Care Transitions + Clinical Communication – Key to the Readmissions Equation

By Leigh Ann Myers  /  21 Oct 2013

I spend a lot of time discussing the need to fix broken clinical communication processes in hospitals. That’s partially because I’ve experienced these issues personally, but also because I’ve spent much of my career trying to address them. The clinical communications problem that challenges the industry now extends beyond the four walls of the hospital, and this has serious implications when it comes to reducing readmissions to avoid costly CMS penalties.

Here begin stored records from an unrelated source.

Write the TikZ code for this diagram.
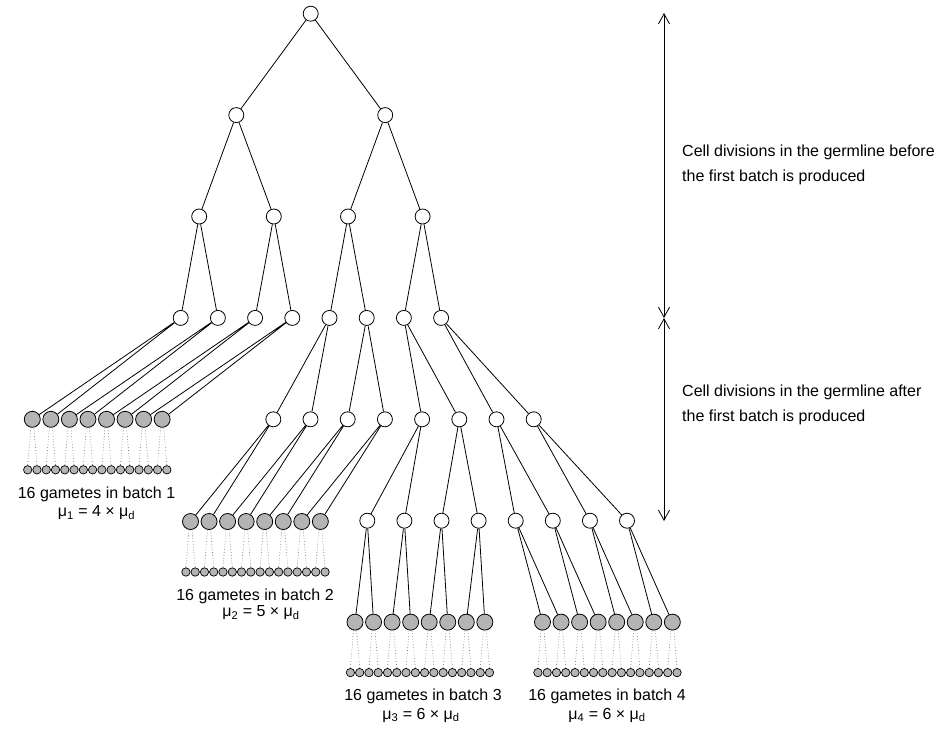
\documentclass[tikz,border=0pt]{standalone}
\usepackage{fontspec}
\setmainfont{Liberation Sans}
\usetikzlibrary{arrows.meta}
\definecolor{cellgray}{RGB}{180,180,180}
\definecolor{dotgray}{RGB}{120,120,120}
\begin{document}
\begin{tikzpicture}[x=1pt,y=-1pt,
  wcell/.style={circle,draw=black,fill=white,line width=0.8pt,minimum size=15pt,inner sep=0pt},
  gcell/.style={circle,draw=black,fill=cellgray,line width=0.8pt,minimum size=16pt,inner sep=0pt},
  gamete/.style={circle,draw=black,fill=cellgray,line width=0.7pt,minimum size=8.4pt,inner sep=0pt},
  edge/.style={draw=black,line width=0.8pt},
  dotedge/.style={draw=dotgray,line width=0.6pt,dash pattern=on 0.8pt off 2pt},
  lbl/.style={inner sep=0pt,font=\fontsize{16}{19}\selectfont},
  sidelbl/.style={inner sep=0pt,anchor=west,align=left,font=\fontsize{16}{25}\selectfont},
  barb/.style={{Straight Barb[length=10pt,width=11pt]}-{Straight Barb[length=10pt,width=11pt]},line width=0.8pt}
]
\useasboundingbox (0,0) rectangle (952,729);

% levels
\node[wcell] (L0) at (310.7,13.7) {};
\node[wcell] (L1-0) at (236.3,115.1) {};
\node[wcell] (L1-1) at (385.2,115.1) {};
\foreach \i/\x in {0/199.2,1/273.8,2/348.0,3/422.6}{
  \node[wcell] (L2-\i) at (\x,216.5) {};
}
\foreach \i in {0,...,7}{
  \node[wcell] (L3-\i) at ({180.7+37.2*\i},317.9) {};
  \node[wcell] (L4-\i) at ({273.3+37.2*\i},419.3) {};
  \node[wcell] (L5-\i) at ({367.3+37.1*\i},520.7) {};
}

% gray cells and gametes
\foreach \b/\x/\y in {1/32.3/419.3,2/190.5/521.5,3/355.0/622.1,4/542.5/622.1}{
  \foreach \i in {0,...,7}{
    \node[gcell] (B\b-\i) at ({\x+18.55*\i},\y) {};
  }
  \foreach \j in {0,...,15}{
    \node[gamete] (S\b-\j) at ({\x-4.6+9.275*\j},{\y+50.5}) {};
  }
}

% tree edges
\draw[edge] (L0) -- (L1-0) (L0) -- (L1-1);
\foreach \i [evaluate=\i as \a using int(2*\i), evaluate=\i as \c using int(2*\i+1)] in {0,1}{
  \draw[edge] (L1-\i) -- (L2-\a) (L1-\i) -- (L2-\c);
}
\foreach \i [evaluate=\i as \a using int(2*\i), evaluate=\i as \c using int(2*\i+1)] in {0,...,3}{
  \draw[edge] (L2-\i) -- (L3-\a) (L2-\i) -- (L3-\c);
}
\foreach \i [evaluate=\i as \a using int(2*\i), evaluate=\i as \c using int(2*\i+1), evaluate=\i as \k using int(\i+4)] in {0,...,3}{
  \draw[edge] (L3-\i) -- (B1-\a) (L3-\i) -- (B1-\c);
  \draw[edge] (L3-\k) -- (L4-\a) (L3-\k) -- (L4-\c);
  \draw[edge] (L4-\i) -- (B2-\a) (L4-\i) -- (B2-\c);
  \draw[edge] (L4-\k) -- (L5-\a) (L4-\k) -- (L5-\c);
  \draw[edge] (L5-\i) -- (B3-\a) (L5-\i) -- (B3-\c);
  \draw[edge] (L5-\k) -- (B4-\a) (L5-\k) -- (B4-\c);
}
% dotted lineage to gametes
\foreach \b in {1,...,4}{
  \foreach \i [evaluate=\i as \a using int(2*\i), evaluate=\i as \c using int(2*\i+1)] in {0,...,7}{
    \draw[dotedge] ([xshift=-1.5pt]B\b-\i.south) -- (S\b-\a.north);
    \draw[dotedge] ([xshift=1.5pt]B\b-\i.south) -- (S\b-\c.north);
  }
}

% batch labels
\node[lbl] (lab1) at (96.5,494) {16 gametes in batch 1};
\node[lbl] (mu1) at (96.5,513) {μ\textsubscript{1} = 4 × μ\textsubscript{d}};
\node[lbl] (lab2) at (255,596) {16 gametes in batch 2};
\node[lbl] (mu2) at (261,613) {μ\textsubscript{2} = 5 × μ\textsubscript{d}};
\node[lbl] (lab3) at (423,696) {16 gametes in batch 3};
\node[lbl] (mu3) at (421,715) {μ\textsubscript{3} = 6 × μ\textsubscript{d}};
\node[lbl] (lab4) at (607,696) {16 gametes in batch 4};
\node[lbl] (mu4) at (607,715) {μ\textsubscript{4} = 6 × μ\textsubscript{d}};

% side arrows
\coordinate (aT) at (664,13);
\coordinate (aM) at (664,318);
\coordinate (aB) at (664,521);
\draw[barb] (aT) -- (aM);
\draw[barb] (aM) -- (aB);
\node[sidelbl] (side1) at (682,165) {Cell divisions in the germline before\\the first batch is produced};
\node[sidelbl] (side2) at (682,405) {Cell divisions in the germline after\\the first batch is produced};
\end{tikzpicture}
\end{document}
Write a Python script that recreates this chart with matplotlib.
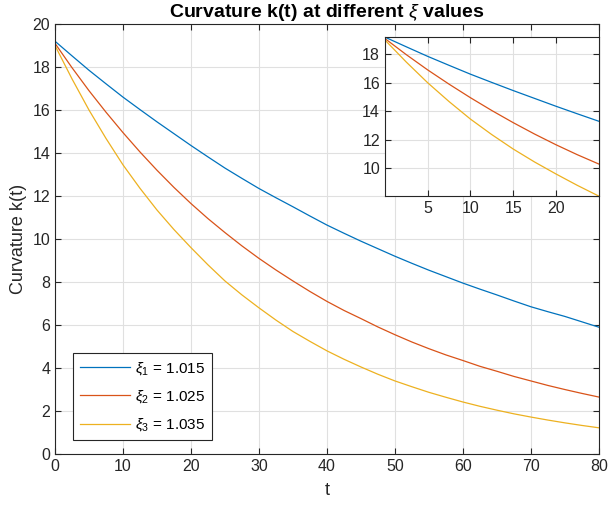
import matplotlib
matplotlib.use('Agg')
import matplotlib.pyplot as plt

plt.rcParams['font.family'] = ['Liberation Sans', 'DejaVu Sans']
plt.rcParams['mathtext.fontset'] = 'custom'
plt.rcParams['mathtext.rm'] = 'Liberation Sans'
plt.rcParams['mathtext.it'] = 'Liberation Sans:italic'

# valores (t de 2.5 em 2.5)
t = [0, 2.5, 5, 7.5, 10, 12.5, 15, 17.5, 20, 22.5, 25, 27.5, 30, 32.5, 35, 37.5,
     40, 42.5, 45, 47.5, 50, 52.5, 55, 57.5, 60, 62.5, 65, 67.5, 70, 72.5, 75, 77.5, 80]
k1 = [19.2, 18.52, 17.85, 17.22, 16.6, 16.02, 15.45, 14.9, 14.35, 13.82, 13.3,
      12.82, 12.35, 11.92, 11.5, 11.07, 10.65, 10.27, 9.9, 9.55, 9.2, 8.87, 8.55,
      8.25, 7.95, 7.67, 7.4, 7.12, 6.85, 6.62, 6.4, 6.15, 5.9]
k2 = [19.1, 17.97, 16.9, 15.9, 14.95, 14.05, 13.2, 12.4, 11.65, 10.95, 10.3,
      9.68, 9.1, 8.56, 8.05, 7.56, 7.1, 6.68, 6.3, 5.91, 5.55, 5.21, 4.9,
      4.61, 4.35, 4.08, 3.85, 3.61, 3.4, 3.19, 3.0, 2.82, 2.65]
k3 = [19.0, 17.45, 16.0, 14.68, 13.45, 12.36, 11.35, 10.44, 9.6, 8.8, 8.05,
      7.4, 6.8, 6.23, 5.7, 5.24, 4.8, 4.41, 4.05, 3.71, 3.4, 3.13, 2.87,
      2.64, 2.42, 2.22, 2.04, 1.87, 1.72, 1.58, 1.45, 1.33, 1.22]
labels = [r'$\xi_1$ = 1.015', r'$\xi_2$ = 1.025', r'$\xi_3$ = 1.035']
cores = ['#0072BD', '#D95319', '#EDB120']
n_zoom = 11  # pontos até t = 25


def estilo(ax):
    ax.grid(True, color='#e0e0e0', linewidth=0.8)
    ax.set_axisbelow(True)
    ax.tick_params(direction='in', top=True, right=True, colors='#262626',
                   labelcolor='#262626', labelsize=11.5, length=4)
    for s in ax.spines.values():
        s.set_color('#262626')
        s.set_linewidth(0.8)


fig = plt.figure(figsize=(6.09, 5.11), dpi=100)
ax = fig.add_axes([0.0903, 0.1115, 0.893, 0.8415])
for k, lab, c in zip([k1, k2, k3], labels, cores):
    ax.plot(t, k, color=c, linewidth=0.9, label=lab)
ax.set_xlim(0, 80)
ax.set_ylim(0, 20)
ax.set_xticks(range(0, 81, 10))
ax.set_yticks(range(0, 21, 2))
estilo(ax)
ax.set_xlabel('t', fontsize=13, color='#262626', labelpad=6)
ax.set_ylabel('Curvature k(t)', fontsize=13, color='#262626')
ax.set_title(r'Curvature k(t) at different $\xi$ values', fontsize=14,
             fontweight='bold', color='black', pad=5)
leg = ax.legend(loc='lower left', bbox_to_anchor=(0.033, 0.032), fontsize=11,
                fancybox=False, edgecolor='#262626', framealpha=1,
                handlelength=3.3, handletextpad=0.3, borderpad=0.45,
                labelspacing=0.75, borderaxespad=0)
leg.get_frame().set_linewidth(0.8)

# gráfico interno (zoom até t = 25)
ins = fig.add_axes([0.632, 0.6164, 0.351, 0.311])
for k, c in zip([k1, k2, k3], cores):
    ins.plot(t[:n_zoom], k[:n_zoom], color=c, linewidth=0.9)
ins.set_xlim(0, 25)
ins.set_ylim(min(k3[:n_zoom]), max(k1))
ins.set_xticks([5, 10, 15, 20])
ins.set_yticks([10, 12, 14, 16, 18])
estilo(ins)

fig.savefig('out.png', dpi=100)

Today, when patients leave the hospital, their care is transitioned to a range of different folks – from care coordinators to home heath managers to primary care physicians to nursing homes. Each of those entities likely prefers to be contacted in a range of different ways, at different times and with different types of information. If that system or process is flawed or cumbersome, the result is that the necessary information doesn’t reach the right outpatient coordinator – whoever it is – and the patient is at risk of missing follow-ups, skipping a medication or experiencing delays in the care they’re provided.

For example, say an outpatient care coordinator is following a chronically ill patient.

  • Step 1: The patient arrives in the ED and is admitted to the hospital. Is that outpatient care coordinator notified? Is the PCP? And how? Is there a way to confirm that message was received?
  • Step 2: The patient is admitted to the hospital. Is the outpatient care coordinator notified at this point? The PCP? How do they know or find out what happened to their patient while they were in the hospital?
  • Step 3: The patient is discharged, and told to follow up with primary care in 48 hours. Does the care coordinator or PCP know this? If the patient forgets to schedule an appointment, who is responsible for follow up with them? If they do schedule an appointment, does the PCP or care coordinator know what medication they were sent home on, or what the results of lab work were?  Is it easy for them to obtain this information, or will it cause a delay in patient care?

These questions get to the root of the problem – it isn’t about technology, it is about process. Effective communication processes are complex to determine and implement, but they are key to balancing the readmissions equation. I know I want my family members’ care team (inpatient and outpatient) talking to each other, helping them remain healthy and out of the hospital.